Figure 6: structure of 3GPP

Support Organizations

3GPP enjoys the help from certain support organizations that help to define the standards. Next generation mobile networks (NGMN) and LTE/SAE trial initiative (LTSI) are such organizations. Various vendors and operators have come together to facilitate the LTE standard setting by providing recommendations and providing feedback by knowledge gathered during trials.

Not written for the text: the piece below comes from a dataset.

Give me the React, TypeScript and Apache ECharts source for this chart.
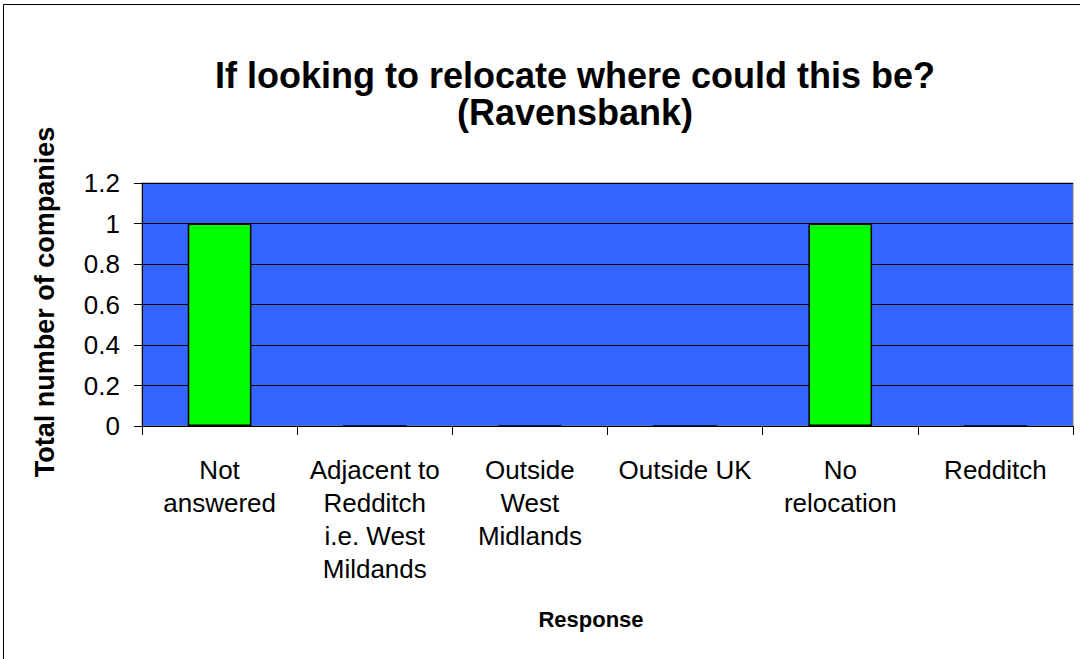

- Next Generation Mobile Network (NGMN) alliance

NGMN is an alliance of major service providers who are also early adopters of mobile communication technology. Several operators (Sprint Nextel, China Mobile, Vodafone, Orange, T-Mobile International, KPN Mobile, and NTT DoCoMo) formed the alliance in September 2006. Subsequently, NGMN defined the high-level requirements for all next generation broadband wireless networks – not just LTE. This type of initiative is one of the key differences between LTE and its predecessors, which were primarily vendor driven technologies. The NGMN alliance’s mandate is to complement and support the work within standardization bodies by providing a coherent view of what the operator community is going to require in the decade beyond 2010. NGMN has provided 3GPP with recommendations on optimized networks, self organized networks and higher performance networks. These recommendations, which LTE has been developed around, are incorporated into the standards. Another interest of NGMN is to further the mobile ecosystem.

One of the benefits of NGMN is that service providers have buy-in throughout the standardization process. As a result, they will be more comfortable with the standards when they are completed and LTE will be optimized for operators.

In addition to a service providers’ role as NGMN members, various types of vendors play the role of sponsors of NGMN alliance’s activities. Universities and non-industrial research institutes are also contributing to NGMN’s activities in their role of advisors to the alliance.

- LTE/SAE Trial Initiative (LSTI)

LSTI is a global, collaborative technology trial initiative focused on accelerating the availability of commercial and interoperable LTE mobile broadband systems. Major vendors (Nortel, Alcatel-Lucent, Ericsson, Nokia and Nokia Siemens Networks) and operators (Orange, T-Mobile and Vodafone) founded the initiative and have added more stakeholders (chipset vendors, operators and equipment vendors) since its inception. Vendors and operators began testing LTE early in the development process. The test results are shared with operators and 3GPP in an effort to improve the standards as the technology is being defined. Moreover, LSTI collaboration ensures that operators can rely on published results since they participate in the process. LSTI testing helps remove the hype from LTE and make the results more realistic. The efforts of NGMN and LSTI in conjunction with 3GPP are driving LTE to be a comprehensive technology with early interoperability testing and operator confidence. Objectives of LSTI include:

  • driving the industrialization of 3GPP LTE and SAE;
  • demonstrating the 3GPP LTE capabilities;
  • promoting 3GPP LTE to operators, vendors, analysts and regulators;
  • simplifying the technology with a full packet-based network and developing newer business models for service providers, vendors and operators;
  • evolving the 3GPP LTE standard with findings from the proof-of-concept and interoperability trials.